PROJECT SUMMARY/ABSTRACT
Timely and accurate clinical decision-making is critical for the quality of healthcare delivery, impacting everyone
from individual patients to entire public health systems. Clinicians often raise questions in their practice for
decision-making (averaging two questions for every three patients seen), but rarely have time or resources to get
evidence-based answers, leading to sub-optimal patient care decisions and even diagnostic error. This is
particularly true for emergency departments (EDs) with chaotic, time-pressured, and high-stakes decision
environments. Artificial intelligence (AI) driven question-answering (QA) systems can fill this gap, by providing
real-time answers and predictive analytics, aiding clinicians in timely, accurate decision-making. Addressing this
critical need, the rise of Large Language Models (LLMs), offers a transformative approach to understand complex
questions and generate human-like responses. Despite their promise, two critical issues hinder the adoption of
LLMs in clinical practice. The foremost challenge is their unreliability. LLMs can generate incorrect medical
information, which has devastating outcomes such as misdiagnosis. The second hurdle is the lack of transparency.
Many of these systems produce answers without providing reasoning and justification, making their responses
less useful and undermining the trust of clinicians. The overall objective of this proposal is to develop and validate
a clinically reliable and transparent LLM-based QA system and translate it into a clinical chatbot for clinical
decision support, providing clinicians with accurate evidence-based information in high-stakes scenarios like EDs.

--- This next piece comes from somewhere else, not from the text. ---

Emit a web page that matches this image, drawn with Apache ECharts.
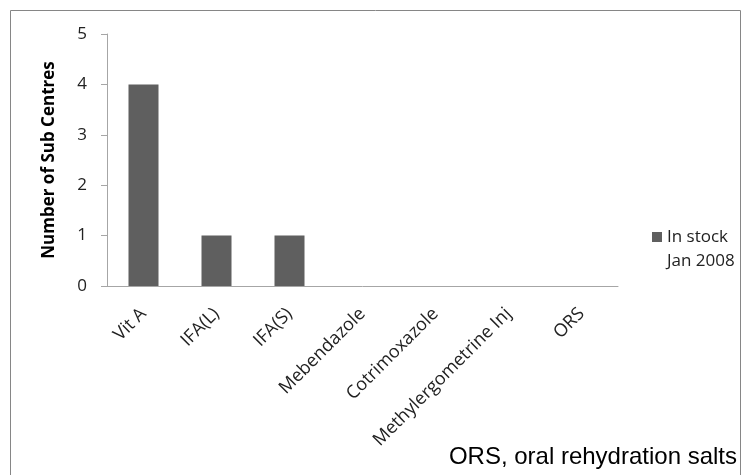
<!DOCTYPE html>
<html>
<head>
<meta charset="utf-8">
<script src="https://cdn.jsdelivr.net/npm/echarts@6/dist/echarts.min.js"></script>
<style>
  html, body { margin: 0; padding: 0; background: #fff; }
  #chart { width: 750px; height: 475px; }
</style>
</head>
<body>
<div id="chart"></div>
<script>
const categories = ['Vit A', 'IFA(L)', 'IFA(S)', 'Mebendazole', 'Cotrimoxazole', 'Methylergometrine Inj', 'ORS'];
const inStock = [4, 1, 1, 0, 0, 0, 0];
const seriesName = 'In stock\nJan 2008';
const yTitle = 'Number of Sub Centres';
const footnote = 'ORS, oral rehydration salts';

const chart = echarts.init(document.getElementById('chart'));
const font = '"Open Sans", Lato, sans-serif';

// square in the top part of a tall box, so it lines up with the first legend line
const legendIcon = 'path://M0,0L10,0L10,10L0,10Z M0,34L0,34';

const option = {
  animation: false,
  grid: { left: 107, right: 132, top: 34, bottom: 189 },
  legend: {
    data: [seriesName],
    left: 647,
    top: 220,
    itemWidth: 10,
    itemHeight: 34,
    icon: legendIcon,
    textStyle: { fontFamily: font, fontSize: 17, color: '#222', lineHeight: 24 }
  },
  xAxis: {
    type: 'category',
    data: categories,
    axisLine: { lineStyle: { color: '#a6a6a6' } },
    axisTick: { length: 6, lineStyle: { color: '#a6a6a6' } },
    axisLabel: {
      rotate: 45,
      interval: 0,
      margin: 25,
      fontFamily: font,
      fontSize: 18,
      color: '#222'
    }
  },
  yAxis: {
    type: 'value',
    min: 0,
    max: 5,
    interval: 1,
    name: yTitle,
    nameLocation: 'middle',
    nameGap: 49,
    nameTextStyle: { fontFamily: font, fontSize: 17, fontWeight: 'bold', color: '#000' },
    axisLine: { show: true, lineStyle: { color: '#a6a6a6' } },
    axisTick: { show: true, length: 6, lineStyle: { color: '#a6a6a6' } },
    splitLine: { show: false },
    axisLabel: { margin: 20, fontFamily: font, fontSize: 17, color: '#222' }
  },
  series: [{
    name: seriesName,
    type: 'bar',
    data: inStock,
    barWidth: 30,
    itemStyle: { color: '#5f5f5f' }
  }],
  graphic: [
    {
      type: 'rect',
      shape: { x: 10.5, y: 10.5, width: 730, height: 470 },
      style: { fill: null, stroke: '#868686', lineWidth: 1 }
    },
    {
      type: 'text',
      right: 13,
      top: 445,
      style: { text: footnote, font: '24px "Liberation Sans", Arial, sans-serif', fill: '#000' }
    }
  ]
};

chart.setOption(option);
</script>
</body>
</html>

During the K99 phase, I will develop novel clinically accurate LLMs (CliniGPT) with multi-modality clinical data
guided by the clinical-specific pre-training and fine-tuning framework (Aim 1). During the R00 phase, I will develop
and validate the retrieval-augmented medical QA (CliniQARet) framework, to guide CliniGPT in generating
reliable answers to clinical questions in the ED setting (Aim 2). Using the best model from Aim 1 and Aim 2, I will
build the clinical chatbot following user-centered principles, delivering evidence-based, timely support for common
ED scenarios including chest pain, headache, fever, and abdominal pain, to enhance decision-making. I will
develop and validate the software in a simulated EHR environment using real patient data and recruiting ED
clinicians (Aim 3). The expected outcomes are a real-time, user-centered ED clinical chatbot; open-source
clinically accurate LLMs; an open-source reliable and trustworthy clinical QA framework; an open-source
framework for pretraining, fine-tuning, and evaluating clinical LLMs focusing on reliability; an open-source
framework of constructing and integrating multi-modal clinical datasets to enrich and ground the system’s clinical
knowledge. During the K99 phase, the PI will be mentored by experts in clinical NLP and LLM, emergency
medicine, and clinical informatics, and requires additional training in clinical, evidence-based and emergency
medicine. This application will provide the necessary training to supplement the PI’s expertise in clinical NLP and
clinical medicine and help her transition into an independent career in biomedical data science.